DeDe Scozzafava Quits: Next Time, Run a Primary

The electrifying news that the “handpicked” Republican candidate for New York’s 23rd Congressional District is throwing in the towel is good news for conservatives who were supporting the Conservative Party candidate, Doug Hoffman.

But it’s also a good lesson in why party regulars are better off more often than not letting the rank and file make up their own mind on a candidate, rather than trying to be clever.

Back in 1988, Pat Robertson’s run for the presidency proved very divisive because the way many of his delegates were elected, i.e., his supporters packed party caucuses.  (Barack Obama won many of his states in 2008 the same way during the nominating process.)  This rankled much of the rest of the Republican Party, and the division that resulted is one reason why this current race ended up the way it did.

Here in Tennessee, Republicans have the rather unusual practice of making all of the delegates run in a primary, both at the congressional district level and statewide.  Thus, when the Robertson delegates (and I was one of them) went down in flames in the primary, everyone knew the process was fair.  But that facilitated the integration of new “religious right” people into the state party, avoiding the divisive conflicts elsewhere, so much so the Christian Coalition never really got off of the ground in Tennessee.

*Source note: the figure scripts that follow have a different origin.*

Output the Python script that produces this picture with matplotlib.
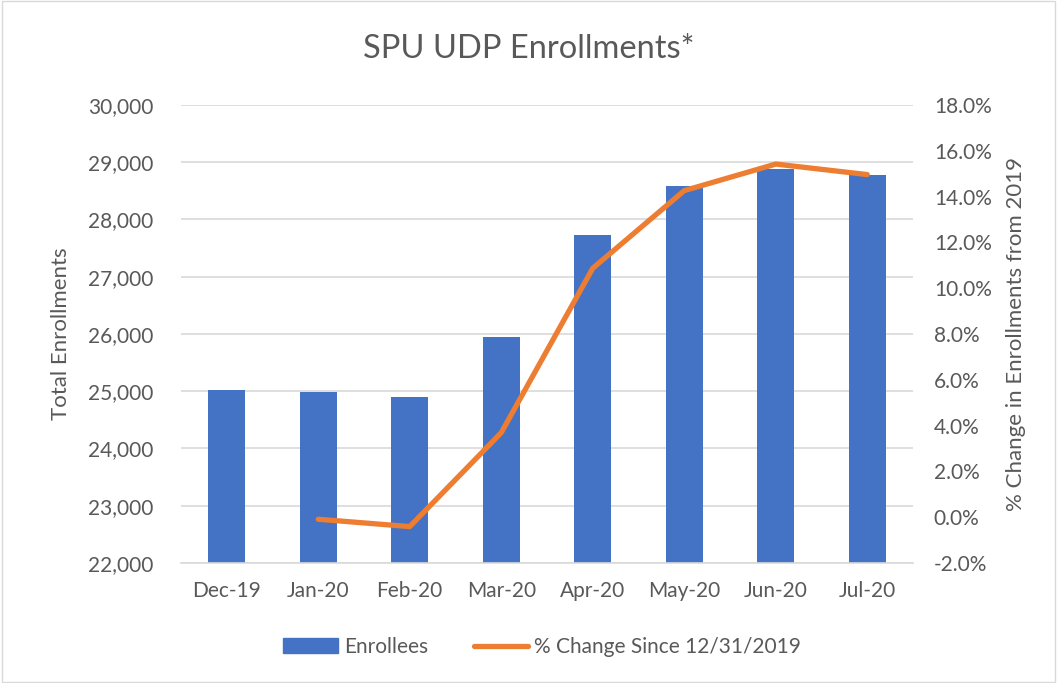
import matplotlib
matplotlib.use("Agg")
import matplotlib.pyplot as plt
import matplotlib.patches as mpatches
from matplotlib.lines import Line2D
from matplotlib.ticker import FuncFormatter

# data
months = ["Dec-19", "Jan-20", "Feb-20", "Mar-20", "Apr-20", "May-20", "Jun-20", "Jul-20"]
enrollees = [25030, 24990, 24900, 25940, 27730, 28590, 28880, 28770]
pct_months = ["Jan-20", "Feb-20", "Mar-20", "Apr-20", "May-20", "Jun-20", "Jul-20"]
pct_change = [-0.09, -0.41, 3.69, 10.87, 14.26, 15.42, 14.96]

BLUE = "#4472C4"
ORANGE = "#ED7D31"
GRID = "#D9D9D9"
TEXT = "#595959"

plt.rcParams["font.family"] = ["Lato", "DejaVu Sans"]

fig = plt.figure(figsize=(10.57, 6.83), dpi=100)
ax = fig.add_axes([0.1712, 0.1757, 0.6926, 0.6706])

x = list(range(len(months)))
ax.bar(x, enrollees, width=0.4, color=BLUE, zorder=2)
ax.set_ylim(22000, 30000)
ax.set_yticks(range(22000, 30001, 1000))
ax.yaxis.set_major_formatter(FuncFormatter(lambda v, p: f"{int(v):,}"))
ax.set_xlim(-0.5, len(months) - 0.5)
ax.set_xticks(x)
ax.set_xticklabels(months)
ax.grid(axis="y", color=GRID, linewidth=1.2, zorder=0)
ax.set_axisbelow(True)
for s in ["top", "left", "right"]:
    ax.spines[s].set_visible(False)
ax.spines["bottom"].set_color(GRID)
ax.spines["bottom"].set_linewidth(1.2)
ax.tick_params(axis="both", length=0, labelsize=15, colors=TEXT)
ax.tick_params(axis="y", pad=20)
ax.tick_params(axis="x", pad=13)
ax.set_ylabel("Total Enrollments", fontsize=16, color=TEXT, labelpad=12)

ax2 = ax.twinx()
px = [months.index(m) for m in pct_months]
ax2.plot(px, pct_change, color=ORANGE, linewidth=3.8, solid_capstyle="round",
         solid_joinstyle="round", zorder=3)
ax2.set_ylim(-2, 18)
ax2.set_yticks(range(-2, 19, 2))
ax2.yaxis.set_major_formatter(FuncFormatter(lambda v, p: f"{v:.1f}%"))
for s in ax2.spines.values():
    s.set_visible(False)
ax2.tick_params(axis="y", length=0, labelsize=15, colors=TEXT, pad=15)
ax2.set_ylabel("% Change in Enrollments from 2019", fontsize=16, color=TEXT, labelpad=10)

fig.suptitle("SPU UDP Enrollments*", x=0.5, y=0.95, fontsize=23.5, color=TEXT)

handles = [mpatches.Patch(color=BLUE, label="Enrollees"),
           Line2D([0], [0], color=ORANGE, linewidth=3.8, solid_capstyle="round",
                  label="% Change Since 12/31/2019")]
fig.legend(handles=handles, loc="center", bbox_to_anchor=(0.513, 0.053), ncol=2,
           frameon=False, fontsize=15, labelcolor=TEXT, handlelength=2.6,
           columnspacing=2.2, handletextpad=0.3)

fig.add_artist(mpatches.Rectangle((0.002, 0.002), 0.996, 0.996, transform=fig.transFigure,
                                  fill=False, edgecolor=GRID, linewidth=1))

fig.savefig("out.png", dpi=100)
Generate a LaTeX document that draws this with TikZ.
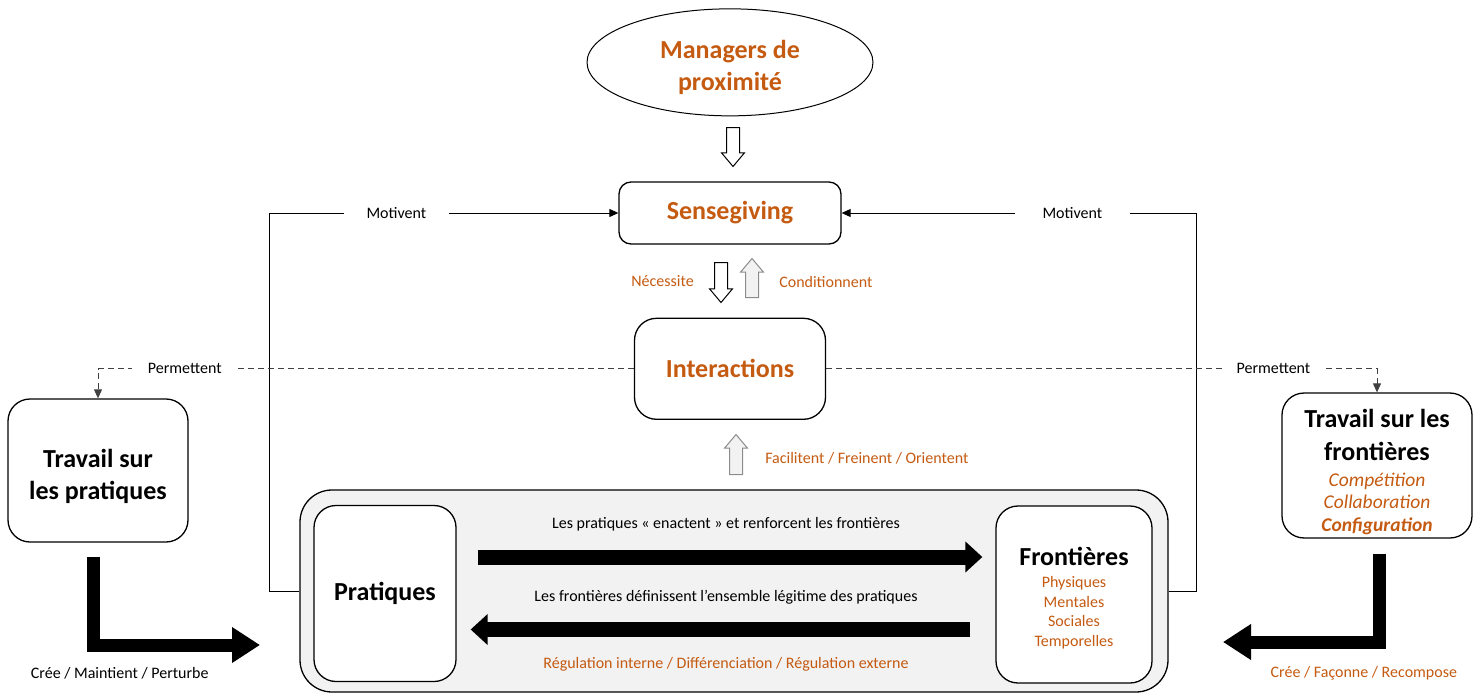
\documentclass[tikz,border=0pt]{standalone}
\usepackage{fontspec}
\setmainfont{Carlito}
\usepackage{tikz}
\usetikzlibrary{arrows,arrows.meta,positioning,shapes.geometric,shapes.arrows}

\definecolor{brique}{HTML}{C55A11}
\definecolor{grisclair}{HTML}{F2F2F2}
\definecolor{grismoyen}{HTML}{8C8C8C}

\newcommand{\fonttitre}{\fontsize{26}{32}\selectfont\bfseries}
\newcommand{\fontetiq}{\fontsize{16}{19.5}\selectfont}
\newcommand{\fontital}{\fontsize{19.5}{23}\selectfont\mdseries\itshape\color{brique}}
\newcommand{\hautligne}[1]{\rule{0pt}{#1}}

\tikzset{
  boite/.style={draw, line width=1.3pt, rounded corners=22pt, fill=white, align=center},
  titre/.style={font=\fonttitre},
  etiq/.style={font=\fontetiq, inner sep=2pt},
  creuse/.style={single arrow, draw, line width=1pt, fill=white, anchor=tail,
                 inner xsep=0pt, inner ysep=6pt, single arrow head extend=5pt,
                 single arrow tip angle=80, minimum height=39pt},
  grisee/.style={creuse, draw=grismoyen, fill=grisclair},
  lien/.style={line width=0.9pt},
  pointille/.style={line width=0.9pt, black!75, dash pattern=on 6pt off 4pt},
  grossefleche/.style={line width=15pt, -{Triangle[length=17pt,width=30pt]}},
  coude/.style={line width=13pt, line join=miter, -{Triangle[length=28pt,width=34pt]}}
}

\begin{document}
\begin{tikzpicture}[x=1pt,y=1pt,>={Triangle[length=9pt,width=8pt]},semithick]
  \useasboundingbox (0,0) rectangle (1481,-693);

  % le cadre gris avec pratiques et frontieres
  \node[boite, fill=grisclair, rounded corners=32pt, minimum width=868pt,
        minimum height=202pt] (cadre) at (734,-591) {};
  \node[boite, titre, minimum width=142pt, minimum height=176pt,
        right=14pt of cadre.west, yshift=-2.5pt] (prat) {Pratiques};
  \node[boite, font=\fontetiq, text=brique, minimum width=156pt, minimum height=177pt,
        left=16pt of cadre.east, yshift=-3.5pt] (front)
        {{\fonttitre\color{black}\hautligne{26pt}Frontières}\\[2.5pt]Physiques\\Mentales\\Sociales\\Temporelles};

  % le haut
  \node[boite, titre, text=brique, rounded corners=12pt, minimum width=222pt,
        minimum height=62pt] (sense) at (730,-213) {Sensegiving};
  \node[ellipse, draw, line width=1pt, titre, text=brique, align=center,
        minimum width=286pt, minimum height=107pt, above=65pt of sense] (mgr)
        {\hautligne{28pt}Managers de\\proximité};
  \node[boite, titre, text=brique, minimum width=191pt, minimum height=101pt,
        below=73pt of sense] (inter) {Interactions};

  % les deux travaux
  \node[boite, titre, minimum width=180pt, minimum height=143pt] (tp)
        at (98,-470.5) {\hautligne{31pt}Travail sur\\les pratiques};
  \node[boite, font=\fontsize{26}{33}\selectfont\bfseries, minimum width=190pt,
        minimum height=139pt] (tf) at (1377,-465.5)
        {\hautligne{31pt}Travail sur les\\frontières\\[-7pt]{\fontital Compétition}\\[-11pt]{\fontital Collaboration}\\[-10pt]{\fontital\bfseries Configuration}};

  % fleches creuses
  \node[creuse, rotate=-90] (f1) at (733,-127) {};
  \node[creuse, rotate=-90, minimum height=40pt] (nec) at (721,-262) {};
  \node[grisee, rotate=90] (cond) at (752,-298) {};
  \node[grisee, rotate=90, minimum height=40pt] (fac) at (736,-475) {};
  \node[etiq, text=brique, left=25pt of nec.center, yshift=-2pt] (lnec) {Nécessite};
  \node[etiq, text=brique, right=25pt of cond.center] (lcond) {Conditionnent};
  \node[etiq, text=brique, right=27pt of fac.center] (lfac) {Facilitent / Freinent / Orientent};

  % motivent
  \draw[lien,->] (cadre.west) -- ++(-30,0) |- node[etiq, pos=0.682, fill=white,
        inner xsep=23pt] (mot1) {Motivent} (sense.west);
  \draw[lien,->] (cadre.east) -- ++(28,0) |- node[etiq, pos=0.675, fill=white,
        inner xsep=28pt] (mot2) {Motivent} (sense.east);

  % permettent
  \draw[pointille,->] (inter.west) -| node[etiq, text=black, pos=0.419, fill=white,
        inner xsep=16pt] (perm1) {Permettent} (tp.north);
  \draw[pointille,->] (inter.east) -| node[etiq, text=black, pos=0.406, fill=white,
        inner xsep=15pt] (perm2) {Permettent} (tf.north);

  % grosses fleches entre pratiques et frontieres
  \draw[grossefleche, shorten <=21pt, shorten >=13pt] ([yshift=36.5pt]prat.east)
        -- ([yshift=36.5pt]prat.east -| front.west)
        node[etiq, midway, above=16pt] (enact) {Les pratiques « enactent » et renforcent les frontières};
  \draw[grossefleche, shorten <=25pt, shorten >=14pt] ([yshift=-36pt]prat.east -| front.west)
        -- ([yshift=-36pt]prat.east)
        node[etiq, midway, above=15.5pt] (defin) {Les frontières définissent l’ensemble légitime des pratiques}
        node[etiq, midway, below=18.5pt, text=brique] (regul) {Régulation interne / Différenciation / Régulation externe};

  % fleches coudees
  \coordinate (bout1) at (260,-645);
  \coordinate (bout2) at (1223,-642);
  \draw[coude] ([xshift=-5pt,yshift=-14pt]tp.south) |- (bout1)
        node[etiq, pos=0.58, below=14pt] (cmp) {Crée / Maintient / Perturbe};
  \draw[coude] ([xshift=2.5pt,yshift=-15pt]tf.south) |- (bout2)
        node[etiq, pos=0.55, below=16pt, text=brique] (cfr) {Crée / Façonne / Recompose};
\end{tikzpicture}
\end{document}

If the Republican Party plans to stay in the game, it’s going to have to find a better way to resolve its internal conflicts.  Since this is supposed to be an elective process, one way is to involve as much of the party as possible.  It’s messy sometimes, but then again politics in general is messy.

P.S. to my friends in TN-3: this is one reason why I’m supporting Art Rhodes for Congress.  Robin Smith is just too divisive, and not always for the best reasons.